Kısacası, o yorgun... ben yorgun...
eşim yorgun... Hepimiz onun bağışıklığının güçlenmesini sabırla bekliyorduk.
Birgün kızım yine ateşlendi ama eşim de ben de işte oldukça yoğunuz mümkün
değil izin alamayız, kızımı da o gün için zar zor bırakabildim babaannesine.
Herkesin yaşamı kendi işi vardı, bir şekilde bunu da öğrenmem gerekiyordu. İzin
mi yoksa rapor mu alsam ne yapsam diye düşündüğümü ve darlandığımı
çok net hatırlıyorum. O ara tepem attı. Tüm olana bitene saydırdığımı ve
başlıkta geçen vitamin çekirdek aile ve yalnızlık kurgusu üzerinde oldukça
düşündüğümü hatırlıyorum.
Sanırım eskiden büyük aileler
halinde yaşanırdı ya da anneler çoğunlukla ev hanımıydı. Çocuk hastalandığında
bir an önce ayağa kalksın diye vitaminler verilmez akla vitamin bile gelmezdi.

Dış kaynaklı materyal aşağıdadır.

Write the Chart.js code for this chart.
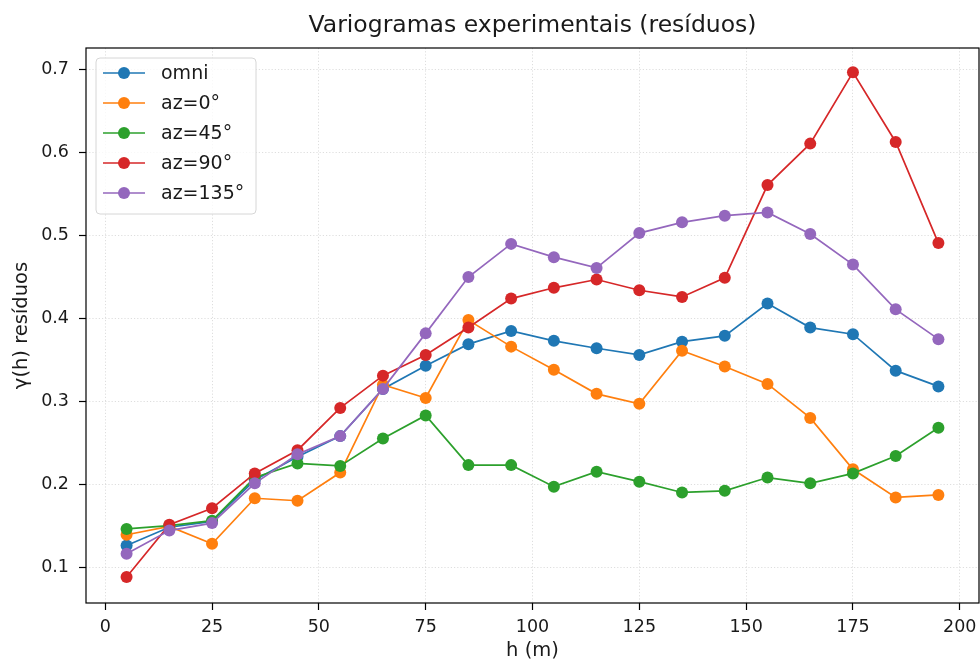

Çocuk evde yatar, iyi beslenir, dinlenir, toparlanır iyileşince de tekrardan
okuluna giderdi.
Bugünlerde hepimiz bir nevi at gibi
olmalıyız, hemen ayağa kalkmalıyız, çocuklarımızın uzun süreli hasta olma
lüksleri yok; bizim onlara bakma ve hasta olma lüksümüz yok. Sistem, iş ve
özlük haklarımız bizden bunu talep ediyor. Çekirdek aileyiz ve bir nevi
yalnızız. Herkes iyi olmalı, işine okuluna en kısa sürede dönmeli. İşte bu
minvalde vitaminler işin içine giriyor. Hasta olmamak
ve çocuklarımızın hasta olmaması için bahar geçişlerinde öncesinde
sonrasında ama hep bir şekilde düzenli olarak vitamin almamız için zorluyor
yaşamımız. Buna ikna olmuş yüzbinlerce aile var, senin vitamin vermek
istemeyişin ise bir şekilde garip karşılanıyor günümüz Türkiyesinde.
Vitamin vermeden çokça hastalanarak
çokça yorularak gündelik yaşam konforumuzu yitirerek, iş ile ev arasında
bölünerek bir yılı geride bıraktık gibi. Kızımın bağışıklığının bir nebze
güçlendiğini umuyor, gelecek yılı düşünüyorum.